La espada en la palabra

La revuelta local: mayo del 68


Hubo veces en la historia en que Alemania revolucionó las ideas para que Francia las ejecutara. ¿Qué es entonces el romanticismo francés sino un eco de la voz alemana del Sturm und Drung?

The Rolling Stones, murales mal pintados y paredes con grafitis, espiras de humo de tabaco y de marihuana, el pelo desgarbado, la camisa medio abierta y la mirada perdida en el infinito, Pink Floyd, The Beatles, el cuestionamiento del ser en esta vida o la melancolía del existencialismo en su apogeo, la mente extraviada por el LSD, colores y sonidos psicodélicos, anhelo de paz e igualdad. Todas esas cosas se vieron unidas como nunca en los corazones de los jóvenes, pero mayo del 68 fue algo más que eso, aunque no mucho más.

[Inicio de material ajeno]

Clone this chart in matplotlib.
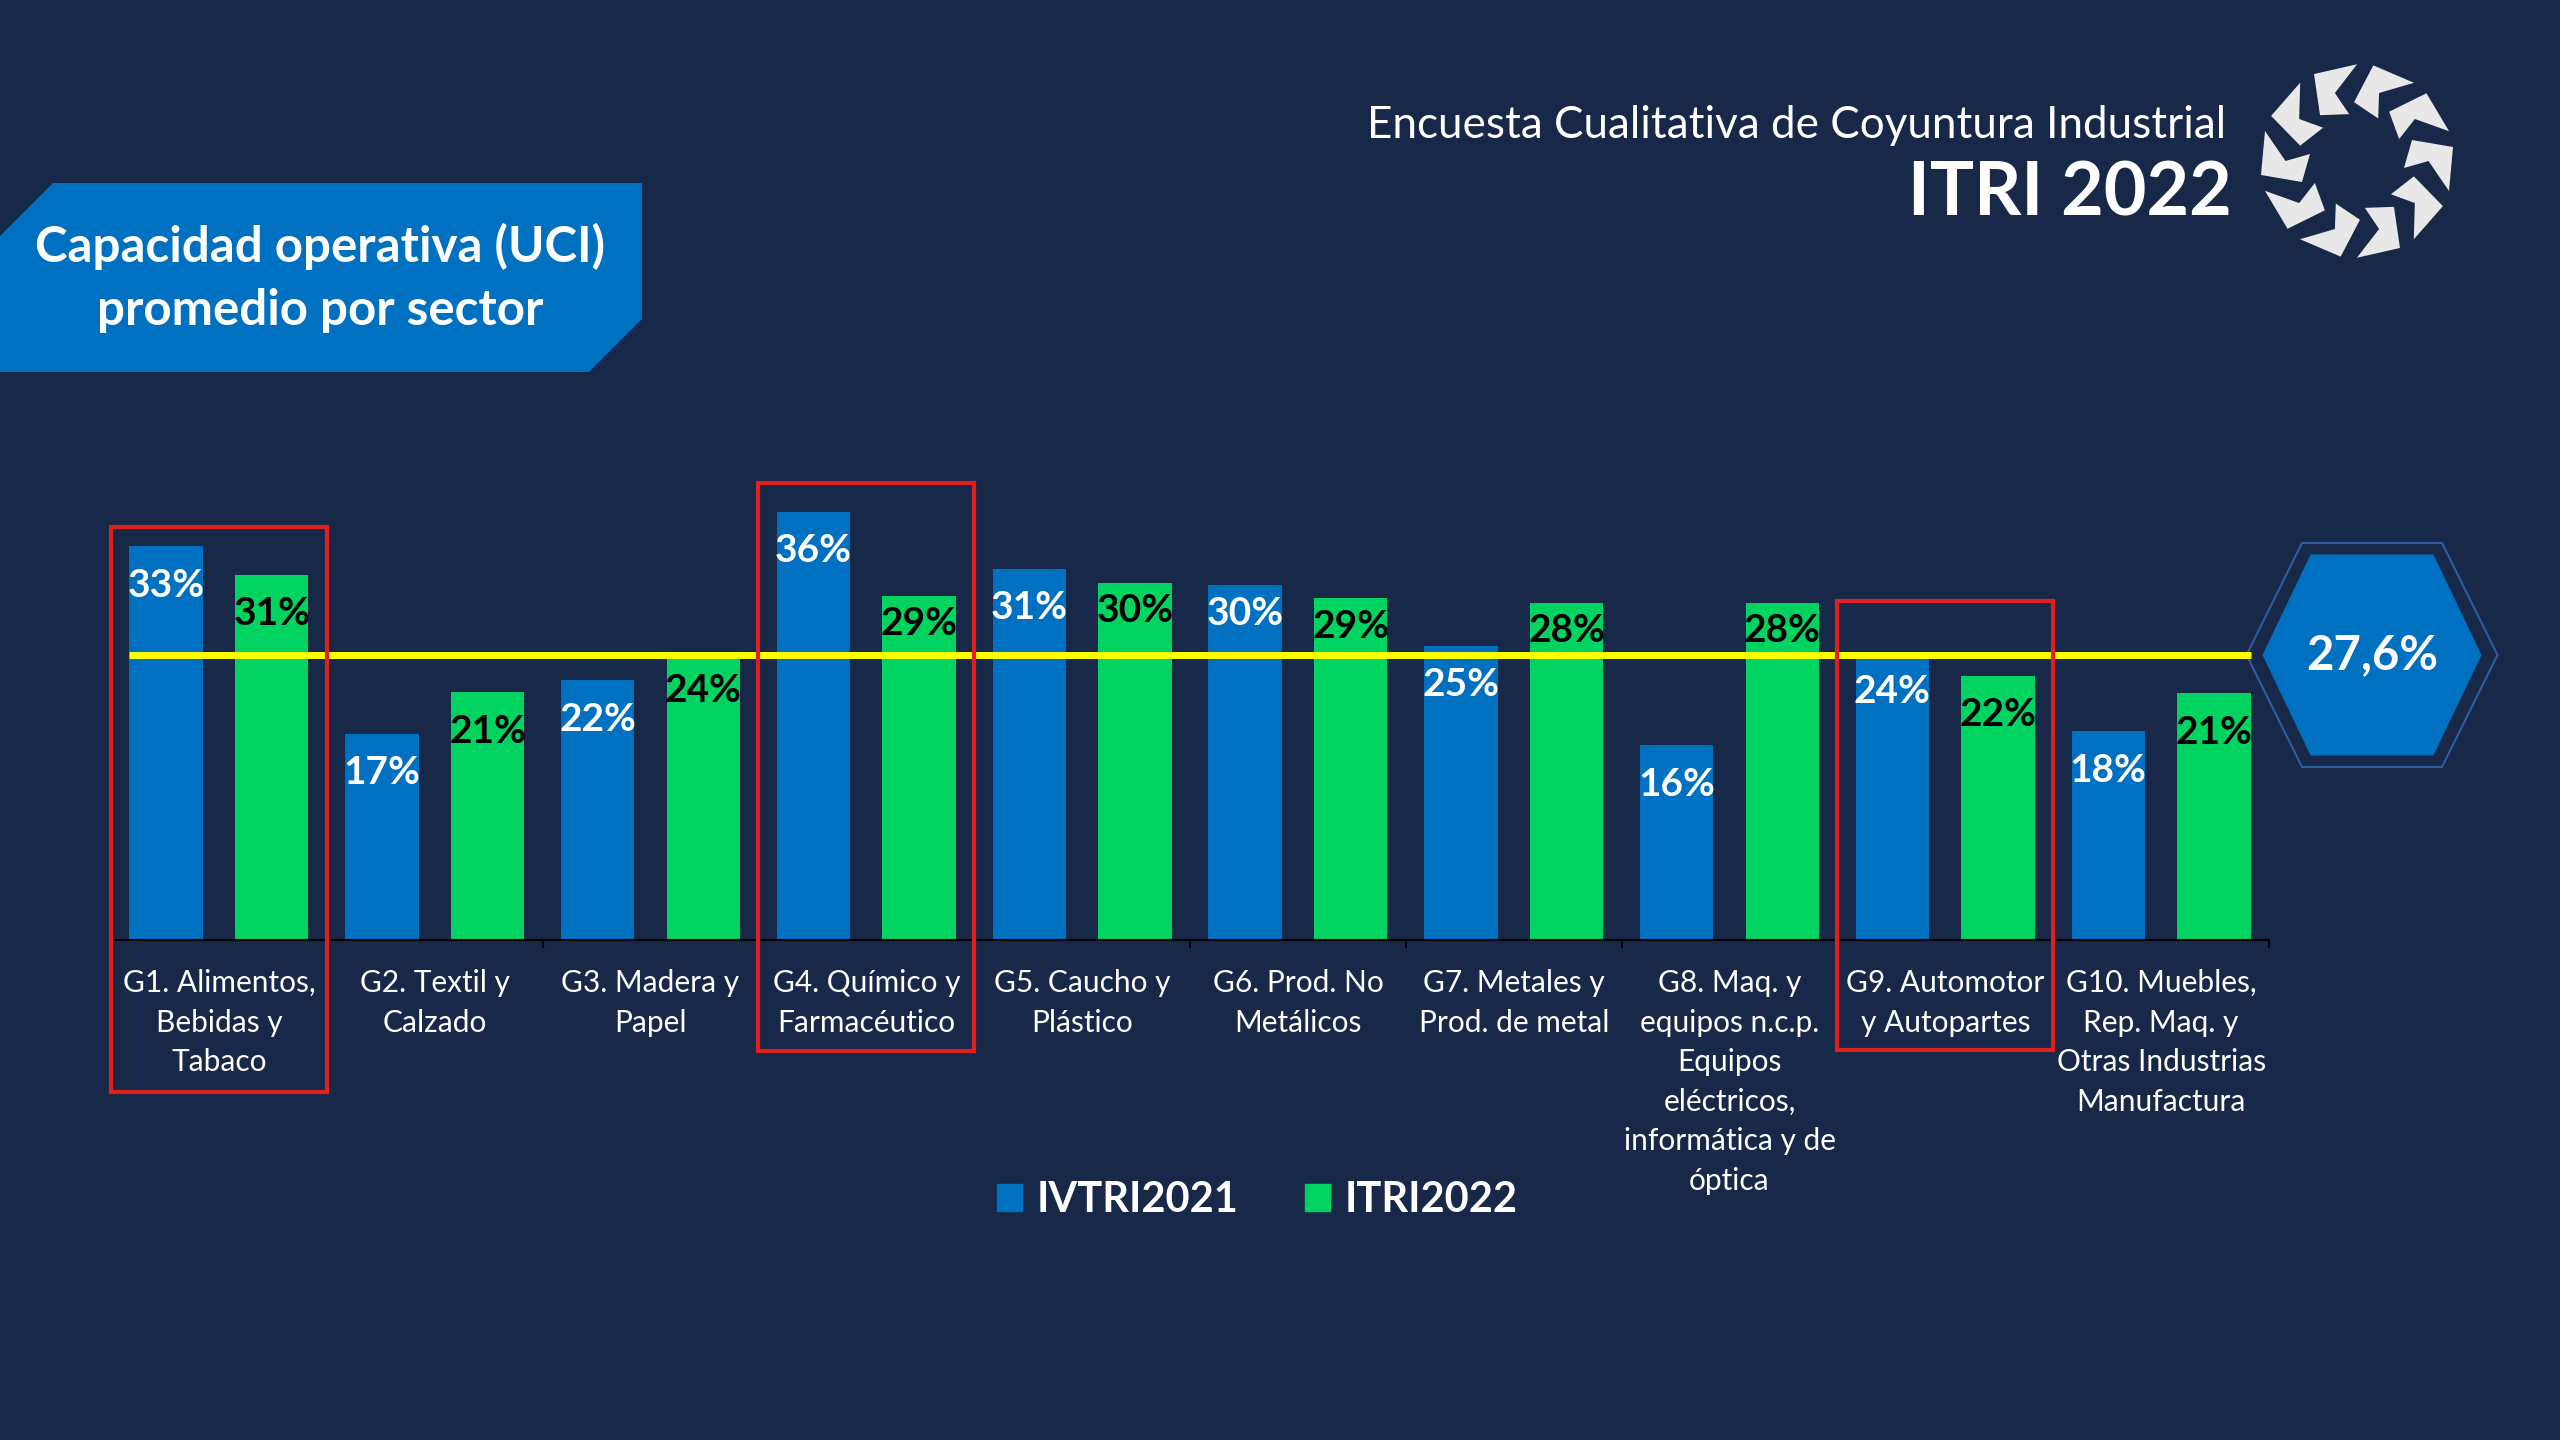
import numpy as np
import matplotlib
matplotlib.use("Agg")
from matplotlib import pyplot as plt
from matplotlib.patches import Polygon, Rectangle, Patch

plt.rcParams['font.family'] = ['Lato', 'DejaVu Sans']

# ---- data ----
sectors = [
    "G1. Alimentos,\nBebidas y\nTabaco",
    "G2. Textil y\nCalzado",
    "G3. Madera y\nPapel",
    "G4. Químico y\nFarmacéutico",
    "G5. Caucho y\nPlástico",
    "G6. Prod. No\nMetálicos",
    "G7. Metales y\nProd. de metal",
    "G8. Maq. y\nequipos n.c.p.\nEquipos\neléctricos,\ninformática y de\nóptica",
    "G9. Automotor\ny Autopartes",
    "G10. Muebles,\nRep. Maq. y\nOtras Industrias\nManufactura",
]
ivtri2021 = [33.2, 17.4, 21.9, 36.1, 31.3, 29.9, 24.8, 16.4, 24.2, 17.6]
itri2022 = [30.8, 20.9, 24.3, 29.0, 30.1, 28.8, 28.4, 28.4, 22.3, 20.8]
series_names = ["IVTRI2021", "ITRI2022"]
avg_label = "27,6%"
avg_line_level = 24.0          # where the yellow line sits in the picture
highlight = [0, 3, 8]          # sectors boxed in red
highlight_top = [34.8, 38.5, 28.6]
highlight_bottom = [-12.8, -9.4, -9.3]
# labels nudged up in the original so they clear the yellow line
raised_blue = [5]
raised_green = [3, 4, 5, 6, 7]

BG = "#182848"
BLUE = "#0070C0"
GREEN = "#00D35F"
RED = "#E0201E"
YELLOW = "#FFFF00"

W, H = 2560, 1440
fig = plt.figure(figsize=(W / 100, H / 100), dpi=100, facecolor=BG)

# full-figure overlay in pixel coordinates for decorations
deco = fig.add_axes([0, 0, 1, 1], zorder=0)
deco.set_xlim(0, W)
deco.set_ylim(H, 0)
deco.axis("off")
deco.set_facecolor("none")

# title banner
c = 53
deco.add_patch(Polygon([(c, 183), (642, 183), (642, 372 - c), (642 - c, 372),
                        (0, 372), (0, 183 + c)], closed=True, fc=BLUE, ec="none"))
deco.text(320, 278, "Capacidad operativa (UCI)\npromedio por sector", color="white",
          fontsize=35.5, fontweight="bold", ha="center", va="center",
          multialignment="center", linespacing=1.5)

# header
deco.text(2226, 125, "Encuesta Cualitativa de Coyuntura Industrial", color="white",
          fontsize=31.7, ha="right", va="center")
deco.text(2232, 194, "ITRI 2022", color="white", fontsize=53, fontweight="bold",
          ha="right", va="center")

# logo: ring of ten notched pieces (local tangential / radial coords)
lx, ly = 2357, 161
piece = [(14, 96), (-30, 92), (0, 71.5), (-7, 47), (21, 55)]
for k in range(10):
    a = np.deg2rad(108 + 36 * k)
    er = np.array([np.cos(a), np.sin(a)])
    et = np.array([-np.sin(a), np.cos(a)])
    pts = []
    for t, r in piece:
        p = t * et + r * er
        pts.append((lx + p[0], ly - p[1]))
    deco.add_patch(Polygon(pts, closed=True, fc="#E8E8E8", ec="none"))

# average hexagon
hx, hy = 2372, 655
def hexagon(w, h, top):
    return [(hx - w / 2, hy), (hx - top / 2, hy - h / 2), (hx + top / 2, hy - h / 2),
            (hx + w / 2, hy), (hx + top / 2, hy + h / 2), (hx - top / 2, hy + h / 2)]
deco.add_patch(Polygon(hexagon(251, 224, 140), closed=True, fc=BG, ec="#2E5C9E", lw=1.5))
deco.add_patch(Polygon(hexagon(219, 201, 123), closed=True, fc=BLUE, ec="none"))
deco.text(hx, hy, avg_label, color="white", fontsize=34, fontweight="bold",
          ha="center", va="center")

# ---- bar chart ----
ax = fig.add_axes([111 / W, 1 - 940 / H, 2158 / W, (940 - 465.6) / H], zorder=2)
ax.set_facecolor("none")
x = np.arange(len(sectors))
bw, off = 0.34, 0.245
ax.bar(x - off, ivtri2021, bw, color=BLUE, zorder=2)
ax.bar(x + off, itri2022, bw, color=GREEN, zorder=2)
ax.set_xlim(-0.5, len(sectors) - 0.5)
ax.set_ylim(0, 40)

for i, (xi, v) in enumerate(zip(x - off, ivtri2021)):
    dy = -20 if i in raised_blue else -28
    ax.annotate(f"{round(v)}%", (xi, v), xytext=(0, dy), textcoords="offset points",
                ha="center", va="center", color="white", fontsize=28,
                fontweight="bold", zorder=4)
for i, (xi, v) in enumerate(zip(x + off, itri2022)):
    dy = -20 if i in raised_green else -28
    ax.annotate(f"{round(v)}%", (xi, v), xytext=(0, dy), textcoords="offset points",
                ha="center", va="center", color="black", fontsize=28,
                fontweight="bold", zorder=4)

ax.plot([-0.415, len(sectors) - 1 + 0.415], [avg_line_level] * 2, color=YELLOW,
        lw=5, zorder=3, solid_capstyle="butt")

for g, top, bot in zip(highlight, highlight_top, highlight_bottom):
    ax.add_patch(Rectangle((g - 0.5, bot), 1.0, top - bot, fill=False, ec=RED,
                           lw=3, clip_on=False, zorder=5))

for s in ["left", "right", "top"]:
    ax.spines[s].set_visible(False)
ax.spines["bottom"].set_color("black")
ax.spines["bottom"].set_linewidth(1.5)
ax.set_yticks([])
ax.set_xticks(x)
ax.set_xticklabels(sectors, color="white", fontsize=21.5, linespacing=1.5,
                   multialignment="center")
ax.tick_params(axis="x", which="major", length=0, pad=21)
ax.set_xticks(np.arange(-0.5, len(sectors)), minor=True)
ax.tick_params(axis="x", which="minor", length=6, width=1.5, color="black",
               direction="out")

handles = [Patch(color=BLUE, label=series_names[0]),
           Patch(color=GREEN, label=series_names[1])]
fig.legend(handles=handles, loc="center", bbox_to_anchor=(1257 / W, 1 - 1200 / H),
           ncol=2, frameon=False, handlelength=0.6, handleheight=0.6,
           handletextpad=0.35, columnspacing=1.6, labelcolor="white",
           prop={"weight": "bold", "size": 30})

fig.savefig("out.png", dpi=100, facecolor=BG)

Las calles se llenaron de personas que no se habían bañado por días y por todos los rincones se escuchaba los rumores de una muchedumbre cansada del sistema; los obreros no se quedaron atrás, pues secundaron las manifestaciones de quienes, seducidos por la idea de un mundo mejor, o casi perfecto, iniciaban lo que se pensaba iba a ser una revolución grande, mucho más grande de lo que llegó a ser.

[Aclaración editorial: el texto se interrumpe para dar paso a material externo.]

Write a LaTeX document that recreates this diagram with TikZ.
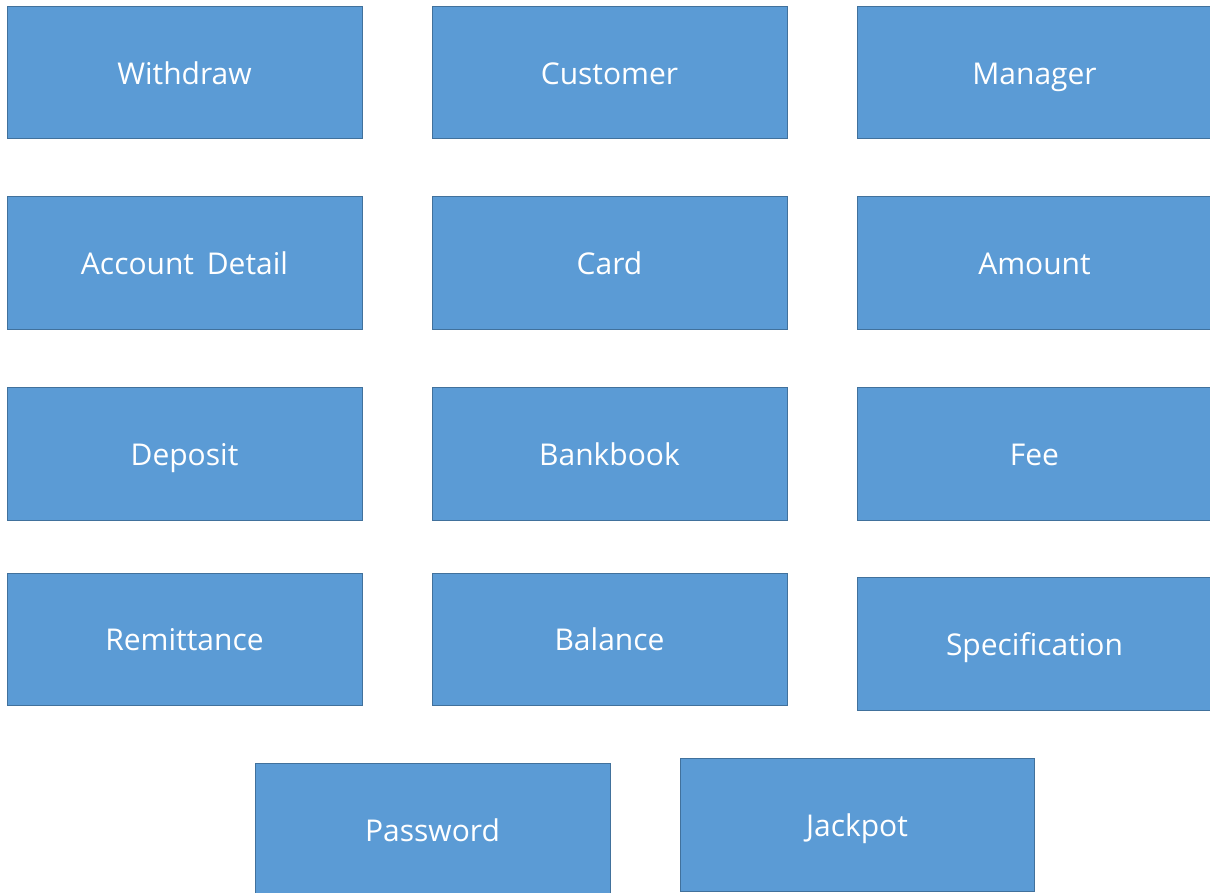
\documentclass[tikz,border=0pt]{standalone}
\usepackage{fontspec}
\setmainfont{Open Sans}
\definecolor{boxfill}{HTML}{5B9BD5}
\definecolor{boxline}{HTML}{41719C}
\begin{document}
\begin{tikzpicture}[x=1pt,y=-1pt,
  entity/.style={draw=boxline,line width=1pt,fill=boxfill,text=white,
    font=\fontsize{30}{34}\selectfont,inner sep=0pt,
    text height=23pt,text depth=0pt}]
\useasboundingbox (0,0) rectangle (1210,893);
\newcommand{\ebox}[6]{%
  \node[entity,minimum width={(#4-#2)*1pt},minimum height={(#5-#3)*1pt}] (#1) at ({(#2+#4)/2},{(#3+#5)/2}) {#6};}
\ebox{withdraw}{7}{7}{362}{139}{Withdraw}
\ebox{customer}{432}{7}{787}{139}{Customer}
\ebox{manager}{857}{7}{1212}{139}{Manager}
\ebox{account}{7}{197}{362}{329}{Account\, Detail}
\ebox{card}{432}{197}{787}{329}{Card}
\ebox{amount}{857}{197}{1212}{329}{Amount}
\ebox{deposit}{7}{387}{362}{520}{Deposit}
\ebox{bankbook}{432}{387}{787}{520}{Bankbook}
\ebox{fee}{857}{387}{1212}{520}{Fee}
\ebox{remittance}{7}{573}{362}{705}{Remittance}
\ebox{balance}{432}{573}{787}{705}{Balance}
\ebox{spec}{857}{577}{1212}{710}{Specification}
\ebox{password}{255}{763}{610}{897}{Password}
\ebox{jackpot}{680}{758}{1034}{891}{Jackpot}
\end{tikzpicture}
\end{document}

Herbert Marcuse engloba y sintetiza este fenómeno de una manera extraordinaria en su libro One-dimentional man (El hombre unidimensional). El ser humano se está volviendo una máquina de consumo, nada que no le satisfaga su apetito lujurioso le importa; ¿el espíritu? ¿La ética a Nicómaco o la ética platónica? Esas cosas ya no valen en un mundo en el que la propaganda sin moral se ha apoderado de las conciencias, arrasando en ellas como cuando en el espíritu de un ingenuo arrasa el discurso de un político carismático. Las luchas de trabajadores son del pasado, de uno muy lejano porque ya solo se las sabe por las historias que cuentan los ancianos y que son como leyendas y por las crónicas que de vez en cuando se oye en la radio.

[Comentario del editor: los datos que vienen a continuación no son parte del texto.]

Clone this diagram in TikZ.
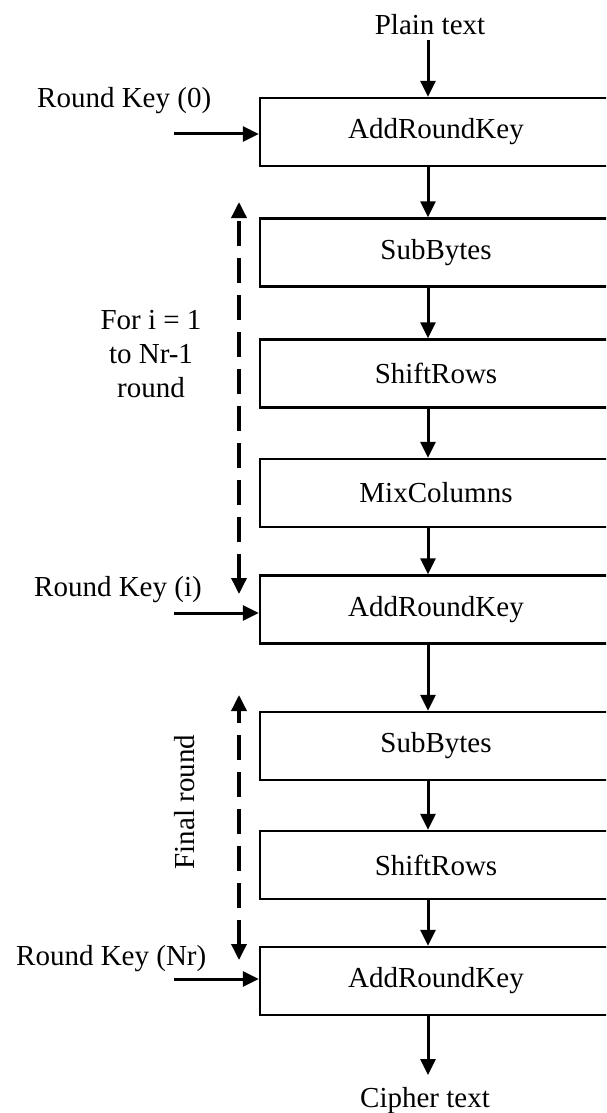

Mayo del 68 fue un intento por concienciar una sociedad. Sus protagonistas no son aguerridos luchadores, ni hombres de Estado, ni ideólogos o pensadores (aunque sí tuvo muchos en Alemania). Los movimientos hippie y beatnik han tomado protagonismo porque creen que pueden derribar la corrupción que malogra la conciencia colectiva. Pero la revolución es más simbólica que revolucionaria, en el gran sentido del término. Al final, todo es una manifestación cultural, una expresión de rechazo, una apuesta por un nuevo modo de ver la vida, y en cambio muy poco de propuesta realizable, más que otras cosas, de una juventud que anhela el cambio, pero que no sabe cuál exactamente. La juventud sabe que para vivir es necesario contraponerse a algo o alguien.

La opinión pública había sido ya objeto de análisis y debate en los círculos de las élites académicas prusianas, pero aún no había visto en la práctica su realización más cabal. La opinión pública, se supo entonces, tenía una fuerza tal que ningún órgano de ningún Estado hubiese sido capaz de contenerla. Charles de Gaulle lo supo mejor que ningún otro estadista.

Mayo del 68 es un hito francés, qué duda cabe, pero no un hito europeo y mucho menos global. A veces se siembra mieses y se cosecha afrechos vacíos de grano, esto ocurre cuando la ensoñación desaforada de la juventud es la que pretende capitanear una transformación política de grandes alcances, más todavía si está animada por la abstracción a la que conduce el cannabis. Mayo es relevante desde el punto de vista de la huella cultural que deja como enseñanza a las generaciones sucesivas, pero no una revolución que marcó, como marcaron muchas en la historia, la senda por la que a partir de entonces debían caminar los pueblos.

El autor es licenciad en Ciencias Políticas.